● DATA EXTRACT

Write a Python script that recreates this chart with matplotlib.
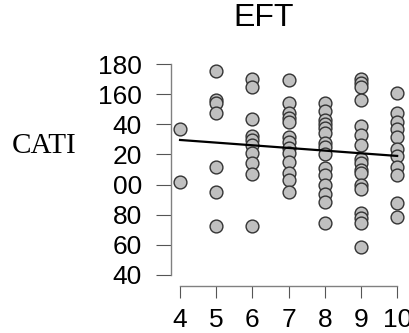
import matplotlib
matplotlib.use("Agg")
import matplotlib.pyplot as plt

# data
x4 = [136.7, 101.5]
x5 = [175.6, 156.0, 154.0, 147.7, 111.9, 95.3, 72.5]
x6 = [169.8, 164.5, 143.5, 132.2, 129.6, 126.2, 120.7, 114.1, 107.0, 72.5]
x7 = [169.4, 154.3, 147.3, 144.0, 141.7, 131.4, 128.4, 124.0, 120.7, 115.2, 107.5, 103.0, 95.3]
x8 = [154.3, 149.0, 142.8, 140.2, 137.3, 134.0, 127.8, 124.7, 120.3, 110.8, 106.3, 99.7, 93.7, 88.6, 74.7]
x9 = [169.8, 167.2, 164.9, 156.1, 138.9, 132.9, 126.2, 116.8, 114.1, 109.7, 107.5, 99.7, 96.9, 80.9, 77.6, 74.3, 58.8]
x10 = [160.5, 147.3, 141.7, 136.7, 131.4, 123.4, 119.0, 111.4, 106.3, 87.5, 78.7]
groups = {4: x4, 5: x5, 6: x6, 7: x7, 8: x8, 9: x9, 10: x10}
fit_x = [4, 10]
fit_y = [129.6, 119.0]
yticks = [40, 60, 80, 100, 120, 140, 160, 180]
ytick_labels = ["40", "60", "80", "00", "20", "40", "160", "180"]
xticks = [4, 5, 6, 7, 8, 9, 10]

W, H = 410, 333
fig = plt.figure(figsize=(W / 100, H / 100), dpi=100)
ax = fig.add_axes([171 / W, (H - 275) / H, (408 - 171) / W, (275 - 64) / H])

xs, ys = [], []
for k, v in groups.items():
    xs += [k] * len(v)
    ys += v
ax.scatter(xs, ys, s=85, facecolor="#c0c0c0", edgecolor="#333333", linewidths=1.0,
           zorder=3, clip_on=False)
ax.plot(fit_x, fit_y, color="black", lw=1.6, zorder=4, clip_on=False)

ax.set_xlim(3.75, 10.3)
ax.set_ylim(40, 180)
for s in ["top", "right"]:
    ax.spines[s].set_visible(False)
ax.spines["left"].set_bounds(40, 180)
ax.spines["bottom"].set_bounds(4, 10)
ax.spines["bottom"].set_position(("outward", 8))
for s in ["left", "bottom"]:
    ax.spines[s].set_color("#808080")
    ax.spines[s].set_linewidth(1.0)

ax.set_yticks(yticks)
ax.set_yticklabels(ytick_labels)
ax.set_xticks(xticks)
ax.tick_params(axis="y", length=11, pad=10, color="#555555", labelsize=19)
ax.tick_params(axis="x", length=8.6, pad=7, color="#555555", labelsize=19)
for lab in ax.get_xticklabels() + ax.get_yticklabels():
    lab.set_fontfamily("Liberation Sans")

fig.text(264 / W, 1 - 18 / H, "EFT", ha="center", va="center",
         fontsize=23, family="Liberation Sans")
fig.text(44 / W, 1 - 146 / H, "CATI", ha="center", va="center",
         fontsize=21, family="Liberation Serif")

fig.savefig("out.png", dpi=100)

● TASK TO COMPLETE
Give the data again exactly as written, with all pictures left out.

● OUTPUT FOR THIS EXERCISE
Write a Python script that recreates this chart with matplotlib.
import matplotlib
matplotlib.use("Agg")
import matplotlib.pyplot as plt

# data
x4 = [136.7, 101.5]
x5 = [175.6, 156.0, 154.0, 147.7, 111.9, 95.3, 72.5]
x6 = [169.8, 164.5, 143.5, 132.2, 129.6, 126.2, 120.7, 114.1, 107.0, 72.5]
x7 = [169.4, 154.3, 147.3, 144.0, 141.7, 131.4, 128.4, 124.0, 120.7, 115.2, 107.5, 103.0, 95.3]
x8 = [154.3, 149.0, 142.8, 140.2, 137.3, 134.0, 127.8, 124.7, 120.3, 110.8, 106.3, 99.7, 93.7, 88.6, 74.7]
x9 = [169.8, 167.2, 164.9, 156.1, 138.9, 132.9, 126.2, 116.8, 114.1, 109.7, 107.5, 99.7, 96.9, 80.9, 77.6, 74.3, 58.8]
x10 = [160.5, 147.3, 141.7, 136.7, 131.4, 123.4, 119.0, 111.4, 106.3, 87.5, 78.7]
groups = {4: x4, 5: x5, 6: x6, 7: x7, 8: x8, 9: x9, 10: x10}
fit_x = [4, 10]
fit_y = [129.6, 119.0]
yticks = [40, 60, 80, 100, 120, 140, 160, 180]
ytick_labels = ["40", "60", "80", "00", "20", "40", "160", "180"]
xticks = [4, 5, 6, 7, 8, 9, 10]

W, H = 410, 333
fig = plt.figure(figsize=(W / 100, H / 100), dpi=100)
ax = fig.add_axes([171 / W, (H - 275) / H, (408 - 171) / W, (275 - 64) / H])

xs, ys = [], []
for k, v in groups.items():
    xs += [k] * len(v)
    ys += v
ax.scatter(xs, ys, s=85, facecolor="#c0c0c0", edgecolor="#333333", linewidths=1.0,
           zorder=3, clip_on=False)
ax.plot(fit_x, fit_y, color="black", lw=1.6, zorder=4, clip_on=False)

ax.set_xlim(3.75, 10.3)
ax.set_ylim(40, 180)
for s in ["top", "right"]:
    ax.spines[s].set_visible(False)
ax.spines["left"].set_bounds(40, 180)
ax.spines["bottom"].set_bounds(4, 10)
ax.spines["bottom"].set_position(("outward", 8))
for s in ["left", "bottom"]:
    ax.spines[s].set_color("#808080")
    ax.spines[s].set_linewidth(1.0)

ax.set_yticks(yticks)
ax.set_yticklabels(ytick_labels)
ax.set_xticks(xticks)
ax.tick_params(axis="y", length=11, pad=10, color="#555555", labelsize=19)
ax.tick_params(axis="x", length=8.6, pad=7, color="#555555", labelsize=19)
for lab in ax.get_xticklabels() + ax.get_yticklabels():
    lab.set_fontfamily("Liberation Sans")

fig.text(264 / W, 1 - 18 / H, "EFT", ha="center", va="center",
         fontsize=23, family="Liberation Sans")
fig.text(44 / W, 1 - 146 / H, "CATI", ha="center", va="center",
         fontsize=21, family="Liberation Serif")

fig.savefig("out.png", dpi=100)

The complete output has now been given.